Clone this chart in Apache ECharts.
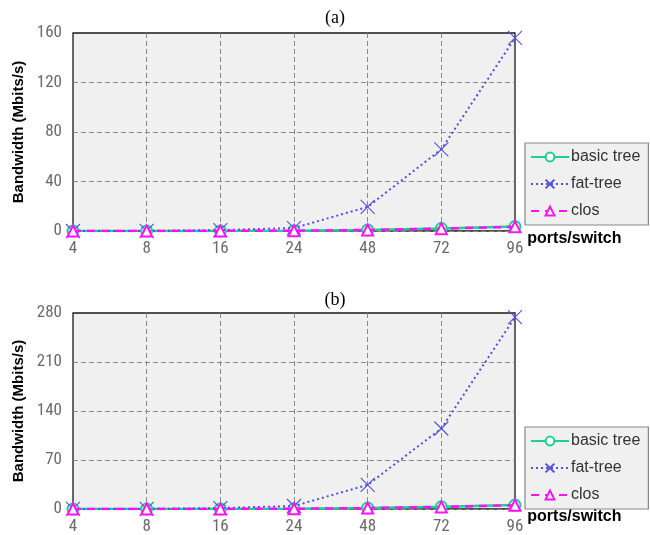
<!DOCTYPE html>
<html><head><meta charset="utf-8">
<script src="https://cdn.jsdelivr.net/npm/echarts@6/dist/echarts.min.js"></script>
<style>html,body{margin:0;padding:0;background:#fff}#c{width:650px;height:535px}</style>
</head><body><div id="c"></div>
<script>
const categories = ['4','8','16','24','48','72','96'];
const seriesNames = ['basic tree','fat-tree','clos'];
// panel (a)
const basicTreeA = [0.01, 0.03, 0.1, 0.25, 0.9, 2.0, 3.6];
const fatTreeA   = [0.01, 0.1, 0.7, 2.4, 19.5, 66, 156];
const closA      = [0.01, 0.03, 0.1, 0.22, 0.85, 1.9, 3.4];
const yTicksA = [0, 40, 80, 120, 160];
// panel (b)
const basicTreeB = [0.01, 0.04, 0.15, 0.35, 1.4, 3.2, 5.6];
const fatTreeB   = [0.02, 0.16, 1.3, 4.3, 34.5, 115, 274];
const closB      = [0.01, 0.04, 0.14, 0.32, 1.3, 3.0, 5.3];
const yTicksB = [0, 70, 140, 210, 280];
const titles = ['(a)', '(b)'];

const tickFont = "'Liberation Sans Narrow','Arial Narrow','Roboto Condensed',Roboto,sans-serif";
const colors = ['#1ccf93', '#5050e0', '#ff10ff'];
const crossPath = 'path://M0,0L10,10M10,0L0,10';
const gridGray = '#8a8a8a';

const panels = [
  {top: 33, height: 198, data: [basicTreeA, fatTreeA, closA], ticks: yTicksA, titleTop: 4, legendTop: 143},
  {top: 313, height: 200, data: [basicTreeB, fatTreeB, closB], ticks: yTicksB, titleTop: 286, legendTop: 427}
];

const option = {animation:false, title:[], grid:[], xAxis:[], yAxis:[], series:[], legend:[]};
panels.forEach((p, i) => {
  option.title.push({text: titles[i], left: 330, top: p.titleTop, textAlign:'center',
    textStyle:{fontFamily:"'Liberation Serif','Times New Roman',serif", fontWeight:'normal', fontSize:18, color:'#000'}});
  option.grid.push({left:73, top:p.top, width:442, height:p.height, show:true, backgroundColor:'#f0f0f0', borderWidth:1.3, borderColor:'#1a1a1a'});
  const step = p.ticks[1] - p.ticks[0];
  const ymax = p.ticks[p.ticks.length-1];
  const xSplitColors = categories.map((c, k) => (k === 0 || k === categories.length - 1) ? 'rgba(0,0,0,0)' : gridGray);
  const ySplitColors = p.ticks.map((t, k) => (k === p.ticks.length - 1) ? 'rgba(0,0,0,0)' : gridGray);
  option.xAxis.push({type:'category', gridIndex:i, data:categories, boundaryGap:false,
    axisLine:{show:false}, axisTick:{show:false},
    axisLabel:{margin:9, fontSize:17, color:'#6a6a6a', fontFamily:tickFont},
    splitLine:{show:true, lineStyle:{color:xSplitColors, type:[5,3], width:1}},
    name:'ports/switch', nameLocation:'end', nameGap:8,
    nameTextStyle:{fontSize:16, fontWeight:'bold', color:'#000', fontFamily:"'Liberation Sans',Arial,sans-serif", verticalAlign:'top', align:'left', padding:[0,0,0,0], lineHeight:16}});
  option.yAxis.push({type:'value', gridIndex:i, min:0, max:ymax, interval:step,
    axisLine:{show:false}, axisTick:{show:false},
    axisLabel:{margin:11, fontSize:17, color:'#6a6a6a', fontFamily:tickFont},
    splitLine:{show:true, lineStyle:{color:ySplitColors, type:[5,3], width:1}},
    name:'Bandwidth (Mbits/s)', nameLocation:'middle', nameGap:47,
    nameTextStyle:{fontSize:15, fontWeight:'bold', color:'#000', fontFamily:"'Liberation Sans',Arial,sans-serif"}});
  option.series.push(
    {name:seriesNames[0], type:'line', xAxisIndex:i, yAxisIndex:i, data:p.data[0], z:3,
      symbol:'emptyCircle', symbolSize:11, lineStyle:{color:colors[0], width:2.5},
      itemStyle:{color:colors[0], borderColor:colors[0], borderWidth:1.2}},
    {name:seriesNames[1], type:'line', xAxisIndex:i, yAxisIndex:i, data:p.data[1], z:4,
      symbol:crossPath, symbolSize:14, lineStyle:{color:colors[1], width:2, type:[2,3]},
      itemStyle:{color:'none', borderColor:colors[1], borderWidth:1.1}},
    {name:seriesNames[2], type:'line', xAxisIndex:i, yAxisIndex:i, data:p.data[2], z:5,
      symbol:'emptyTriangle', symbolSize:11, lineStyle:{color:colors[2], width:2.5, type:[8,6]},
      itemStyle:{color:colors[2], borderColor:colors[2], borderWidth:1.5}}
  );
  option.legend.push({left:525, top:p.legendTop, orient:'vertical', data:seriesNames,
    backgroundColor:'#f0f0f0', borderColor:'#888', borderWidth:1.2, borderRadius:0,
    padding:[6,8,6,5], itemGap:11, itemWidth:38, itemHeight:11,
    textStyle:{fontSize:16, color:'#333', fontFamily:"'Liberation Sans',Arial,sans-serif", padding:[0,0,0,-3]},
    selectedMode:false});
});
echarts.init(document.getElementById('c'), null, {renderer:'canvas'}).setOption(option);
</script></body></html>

## WHAT THIS TASK INVOLVES
Copy the material above exactly and drop the pictures.

## REPLY
Clone this chart in Apache ECharts.
<!DOCTYPE html>
<html><head><meta charset="utf-8">
<script src="https://cdn.jsdelivr.net/npm/echarts@6/dist/echarts.min.js"></script>
<style>html,body{margin:0;padding:0;background:#fff}#c{width:650px;height:535px}</style>
</head><body><div id="c"></div>
<script>
const categories = ['4','8','16','24','48','72','96'];
const seriesNames = ['basic tree','fat-tree','clos'];
// panel (a)
const basicTreeA = [0.01, 0.03, 0.1, 0.25, 0.9, 2.0, 3.6];
const fatTreeA   = [0.01, 0.1, 0.7, 2.4, 19.5, 66, 156];
const closA      = [0.01, 0.03, 0.1, 0.22, 0.85, 1.9, 3.4];
const yTicksA = [0, 40, 80, 120, 160];
// panel (b)
const basicTreeB = [0.01, 0.04, 0.15, 0.35, 1.4, 3.2, 5.6];
const fatTreeB   = [0.02, 0.16, 1.3, 4.3, 34.5, 115, 274];
const closB      = [0.01, 0.04, 0.14, 0.32, 1.3, 3.0, 5.3];
const yTicksB = [0, 70, 140, 210, 280];
const titles = ['(a)', '(b)'];

const tickFont = "'Liberation Sans Narrow','Arial Narrow','Roboto Condensed',Roboto,sans-serif";
const colors = ['#1ccf93', '#5050e0', '#ff10ff'];
const crossPath = 'path://M0,0L10,10M10,0L0,10';
const gridGray = '#8a8a8a';

const panels = [
  {top: 33, height: 198, data: [basicTreeA, fatTreeA, closA], ticks: yTicksA, titleTop: 4, legendTop: 143},
  {top: 313, height: 200, data: [basicTreeB, fatTreeB, closB], ticks: yTicksB, titleTop: 286, legendTop: 427}
];

const option = {animation:false, title:[], grid:[], xAxis:[], yAxis:[], series:[], legend:[]};
panels.forEach((p, i) => {
  option.title.push({text: titles[i], left: 330, top: p.titleTop, textAlign:'center',
    textStyle:{fontFamily:"'Liberation Serif','Times New Roman',serif", fontWeight:'normal', fontSize:18, color:'#000'}});
  option.grid.push({left:73, top:p.top, width:442, height:p.height, show:true, backgroundColor:'#f0f0f0', borderWidth:1.3, borderColor:'#1a1a1a'});
  const step = p.ticks[1] - p.ticks[0];
  const ymax = p.ticks[p.ticks.length-1];
  const xSplitColors = categories.map((c, k) => (k === 0 || k === categories.length - 1) ? 'rgba(0,0,0,0)' : gridGray);
  const ySplitColors = p.ticks.map((t, k) => (k === p.ticks.length - 1) ? 'rgba(0,0,0,0)' : gridGray);
  option.xAxis.push({type:'category', gridIndex:i, data:categories, boundaryGap:false,
    axisLine:{show:false}, axisTick:{show:false},
    axisLabel:{margin:9, fontSize:17, color:'#6a6a6a', fontFamily:tickFont},
    splitLine:{show:true, lineStyle:{color:xSplitColors, type:[5,3], width:1}},
    name:'ports/switch', nameLocation:'end', nameGap:8,
    nameTextStyle:{fontSize:16, fontWeight:'bold', color:'#000', fontFamily:"'Liberation Sans',Arial,sans-serif", verticalAlign:'top', align:'left', padding:[0,0,0,0], lineHeight:16}});
  option.yAxis.push({type:'value', gridIndex:i, min:0, max:ymax, interval:step,
    axisLine:{show:false}, axisTick:{show:false},
    axisLabel:{margin:11, fontSize:17, color:'#6a6a6a', fontFamily:tickFont},
    splitLine:{show:true, lineStyle:{color:ySplitColors, type:[5,3], width:1}},
    name:'Bandwidth (Mbits/s)', nameLocation:'middle', nameGap:47,
    nameTextStyle:{fontSize:15, fontWeight:'bold', color:'#000', fontFamily:"'Liberation Sans',Arial,sans-serif"}});
  option.series.push(
    {name:seriesNames[0], type:'line', xAxisIndex:i, yAxisIndex:i, data:p.data[0], z:3,
      symbol:'emptyCircle', symbolSize:11, lineStyle:{color:colors[0], width:2.5},
      itemStyle:{color:colors[0], borderColor:colors[0], borderWidth:1.2}},
    {name:seriesNames[1], type:'line', xAxisIndex:i, yAxisIndex:i, data:p.data[1], z:4,
      symbol:crossPath, symbolSize:14, lineStyle:{color:colors[1], width:2, type:[2,3]},
      itemStyle:{color:'none', borderColor:colors[1], borderWidth:1.1}},
    {name:seriesNames[2], type:'line', xAxisIndex:i, yAxisIndex:i, data:p.data[2], z:5,
      symbol:'emptyTriangle', symbolSize:11, lineStyle:{color:colors[2], width:2.5, type:[8,6]},
      itemStyle:{color:colors[2], borderColor:colors[2], borderWidth:1.5}}
  );
  option.legend.push({left:525, top:p.legendTop, orient:'vertical', data:seriesNames,
    backgroundColor:'#f0f0f0', borderColor:'#888', borderWidth:1.2, borderRadius:0,
    padding:[6,8,6,5], itemGap:11, itemWidth:38, itemHeight:11,
    textStyle:{fontSize:16, color:'#333', fontFamily:"'Liberation Sans',Arial,sans-serif", padding:[0,0,0,-3]},
    selectedMode:false});
});
echarts.init(document.getElementById('c'), null, {renderer:'canvas'}).setOption(option);
</script></body></html>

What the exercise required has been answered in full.